The issue of military sexual assault was highlighted for me when I traveled to Afghanistan and the Middle East last year. In my conversations with troops stationed abroad, and with my colleagues on the trip, this troubling issue continued to come up. Most troubling is, that despite years of earnest efforts to address military sexual assault by the Pentagon, the problem seems to be getting worse.

A recent Department of Defense (DoD) study revealed the sharp uptick in the number of sexual assault complaints over the last few years – almost by 50 percent during the first 9 months of 2013. Alarmingly, most assaults go unreported. Fewer than one in six sexual assault victims come forward to tell their superiors or anyone else, according to another DoD survey.

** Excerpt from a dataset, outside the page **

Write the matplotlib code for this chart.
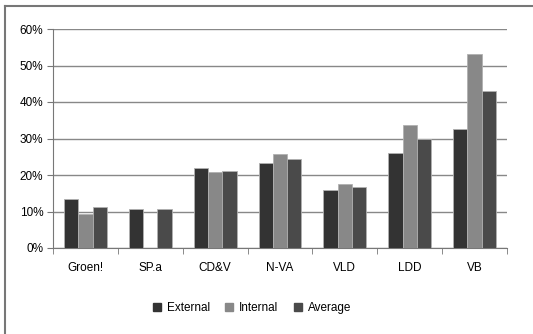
import matplotlib
matplotlib.use("Agg")
import matplotlib.pyplot as plt
import numpy as np
from matplotlib.lines import Line2D

plt.rcParams['font.family'] = ['Liberation Sans', 'DejaVu Sans']

parties = ['Groen!', 'SP.a', 'CD&V', 'N-VA', 'VLD', 'LDD', 'VB']
external = [13.4, 10.8, 21.8, 23.2, 15.9, 26.1, 32.7]
internal = [9.2, 0.0, 20.8, 25.7, 17.5, 33.7, 53.2]
average = [11.1, 10.8, 21.2, 24.3, 16.7, 29.9, 43.0]

series = [('External', external, '#333333'),
          ('Internal', internal, '#888888'),
          ('Average', average, '#4a4a4a')]

fig = plt.figure(figsize=(5.33, 3.34), dpi=100)
ax = fig.add_axes([53/533, 1 - 248/334, 454/533, 219/334])

x = np.arange(len(parties))
w = 0.22
for i, (name, vals, col) in enumerate(series):
    ax.bar(x + (i - 1) * w, vals, w, color=col, edgecolor='#b0b0b0', linewidth=0.6,
           label=name, zorder=3)

ax.set_xlim(-0.5, len(parties) - 0.5)
ax.set_ylim(0, 60)
ax.set_yticks(range(0, 61, 10))
ax.set_yticklabels([f'{v}%' for v in range(0, 61, 10)])
ax.yaxis.grid(True, color='#888888', linewidth=1.0, zorder=0)
ax.set_xticks(x)
ax.set_xticklabels(parties)
ax.set_xticks(np.arange(-0.5, len(parties)), minor=True)
ax.tick_params(axis='x', which='major', length=0, pad=10, labelsize=8.5)
ax.tick_params(axis='x', which='minor', length=4, color='#777777')
ax.tick_params(axis='y', length=4, color='#777777', labelsize=8.5, pad=3)
for s in ['top', 'right']:
    ax.spines[s].set_visible(False)
ax.spines['left'].set_color('#777777')
ax.spines['bottom'].set_color('#777777')

handles = [Line2D([], [], marker='s', linestyle='none', markersize=6,
                  markerfacecolor=c, markeredgecolor=c) for _, _, c in series]
fig.legend(handles, [s[0] for s in series], loc='center', ncol=3,
           bbox_to_anchor=(252/533, 1 - 308/334), frameon=False, fontsize=8.5,
           handlelength=0.7, handletextpad=0.5, columnspacing=1.3)

# outer frame (cropped at right and bottom)
fig.add_artist(Line2D([5/533, 5/533], [0, 1 - 6/334], transform=fig.transFigure,
                      color='#777777', linewidth=1.5))
fig.add_artist(Line2D([5/533, 1], [1 - 6/334, 1 - 6/334], transform=fig.transFigure,
                      color='#777777', linewidth=1.5))

fig.savefig('out.png', dpi=100)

That’s likely because a quarter of the time, the perpetrators of these crimes were in the victims’ direct chain of command.

Last year, an Air Force general overturned the conviction of a pilot who had been found guilty of aggravated sexual assault without providing any reason for the reversal. According to the Uniform Code of Military Justice, military commanders are currently given “absolute power to disapprove the findings and sentence (of a military proceeding)...for any or no reason, legal or otherwise.”

America’s military has set the standard for honor and discipline, but that will quickly change if Congress does not act to confront this problem. The men and women who bravely serve our country know the risks that joining the military can bring from our nation’s enemies, but they should never have to worry about being assaulted from someone within their own ranks. It puts our military readiness at risk. I believe a solution exists, but it requires a reform of the current system of addressing sexual assault within the military.

I believe it’s time to give victims of sexual assaults within the military the ability to consult with an experienced and objective third party -- and not just a soldier’s commanding officer.

Last month, I cosponsored legislation that would remove sexual assault investigations from the chain of command. The bill would mean that evidence of a sexual assault case would be evaluated by independent, trained prosecutors who would decide if proceedings should move forward based on the facts of the case.

This bill, the Military Justice Improvement Act, has so far earned a broad range of support -- from Democratic elected officials such as Sen. Kirsten Gillibrand, D-N.Y., to Republican Sens. Rand Paul, R-Ky., and Ted Cruz, R-Texas. Importantly, this bill maintains the authority of commanding officers to address other serious crimes unique to the military, such as disobeying orders and going absent Without leave.

Our military members have taken an oath to protect us, and I take my oath of office just as seriously. I believe part of that oath means doing my best to protect them. It’s simply not an option to accept the status quo. We owe it to the brave patriots who defend our freedom to show some courage of our own by standing up to the critics, putting our shoulders to the wheel and doing whatever it takes to pass this necessary reform that will ultimately make our nation safer.